Provided data:
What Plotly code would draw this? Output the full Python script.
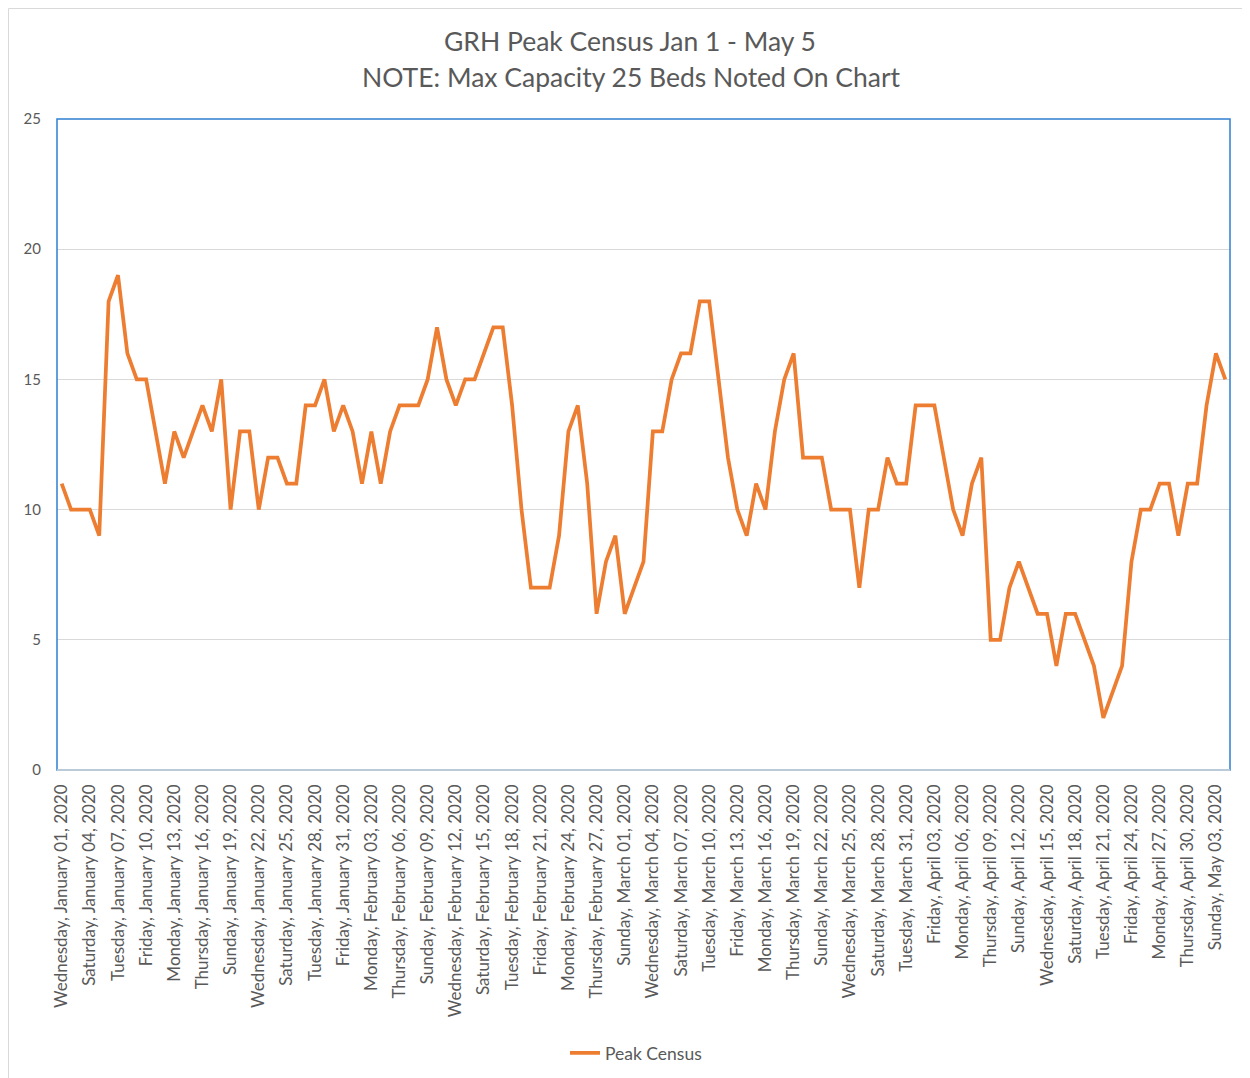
import pandas as pd
import plotly.graph_objects as go

# ---- data ----
start_date = "2020-01-01"
peak_census = [
    11, 10, 10, 10, 9, 18, 19, 16, 15, 15,
    13, 11, 13, 12, 13, 14, 13, 15, 10, 13,
    13, 10, 12, 12, 11, 11, 14, 14, 15, 13,
    14, 13, 11, 13, 11, 13, 14, 14, 14, 15,
    17, 15, 14, 15, 15, 16, 17, 17, 14, 10,
    7, 7, 7, 9, 13, 14, 11, 6, 8, 9,
    6, 7, 8, 13, 13, 15, 16, 16, 18, 18,
    15, 12, 10, 9, 11, 10, 13, 15, 16, 12,
    12, 12, 10, 10, 10, 7, 10, 10, 12, 11,
    11, 14, 14, 14, 12, 10, 9, 11, 12, 5,
    5, 7, 8, 7, 6, 6, 4, 6, 6, 5,
    4, 2, 3, 4, 8, 10, 10, 11, 11, 9,
    11, 11, 14, 16, 15,
]
dates = pd.date_range(start_date, periods=len(peak_census), freq="D")
series_name = "Peak Census"
title_line1 = "GRH Peak Census Jan 1 - May 5"
title_line2 = "NOTE: Max Capacity 25 Beds Noted On Chart"
y_ticks = [0, 5, 10, 15, 20, 25]

FONT = "Lato"
TXT = "#595959"
GRID = "#D9D9D9"
BLUE = "#2E7FD0"
ORANGE = "#ED7D31"

# page body has an 8px margin; work in screen coords and shift
OFF = 8
W, H = 1250 - OFF, 1078 - OFF
L, T = 57 - OFF, 119 - OFF
R = W - (1230 - OFF)
B = H - (770 - OFF)
pw, ph = W - L - R, H - T - B

def sx(px):  # screen x -> paper
    return (px - OFF - L) / pw

def sy(py):  # screen y -> paper
    return (H - B - (py - OFF)) / ph

fig = go.Figure()
fig.add_trace(go.Scatter(
    x=dates, y=peak_census, mode="lines", name=series_name,
    line=dict(color=ORANGE, width=3.75),
))

shapes = [
    dict(type="rect", xref="paper", yref="paper",
         x0=sx(8.5), x1=sx(1270), y0=sy(1100), y1=sy(8.5),
         line=dict(color=GRID, width=1), layer="below"),
    dict(type="rect", xref="paper", yref="paper", x0=0, x1=1, y0=0, y1=1,
         line=dict(color=BLUE, width=1.5), layer="above"),
    dict(type="line", xref="paper", yref="paper", x0=0, x1=1, y0=0, y1=0,
         line=dict(color=GRID, width=1.5), layer="above"),
]

fig.update_layout(
    width=W, height=H,
    margin=dict(l=L, r=R, t=T, b=B),
    paper_bgcolor="white", plot_bgcolor="white",
    font=dict(family=FONT, color=TXT),
    showlegend=True,
    legend=dict(
        orientation="h", xref="container", yref="container",
        x=(636 - OFF) / W, y=1 - (1053 - OFF) / H,
        xanchor="center", yanchor="middle",
        font=dict(size=17.5, color=TXT, family=FONT),
    ),
    shapes=shapes,
    annotations=[
        dict(text=title_line1, xref="paper", yref="paper",
             x=sx(630), y=sy(41), xanchor="center", yanchor="middle",
             showarrow=False, font=dict(size=26.5, color=TXT, family=FONT)),
        dict(text=title_line2, xref="paper", yref="paper",
             x=sx(631), y=sy(77), xanchor="center", yanchor="middle",
             showarrow=False, font=dict(size=26.5, color=TXT, family=FONT)),
    ],
)

fig.update_xaxes(
    type="date",
    range=["2019-12-31 12:00", "2020-05-04 12:00"],
    tick0=start_date, dtick=3 * 86400000,
    tickformat="%A, %B %d, %Y",
    tickangle=-90,
    tickfont=dict(size=17, color=TXT, family=FONT),
    showgrid=False, showline=False, zeroline=False,
    ticks="", ticklabelstandoff=10,
)
fig.update_yaxes(
    range=[0, 25], tickvals=y_ticks,
    tickfont=dict(size=15, color=TXT, family=FONT),
    showgrid=True, gridcolor=GRID, gridwidth=1,
    zeroline=False, showline=False, ticks="",
    ticklabelstandoff=15,
)

fig.write_html("out.html")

Aim: Return only the lines running from the top of the data to the line that holds "import plotly.graph_objects as go". Include both of those lines, but skip the pictures.

Correct response:
What Plotly code would draw this? Output the full Python script.
import pandas as pd
import plotly.graph_objects as go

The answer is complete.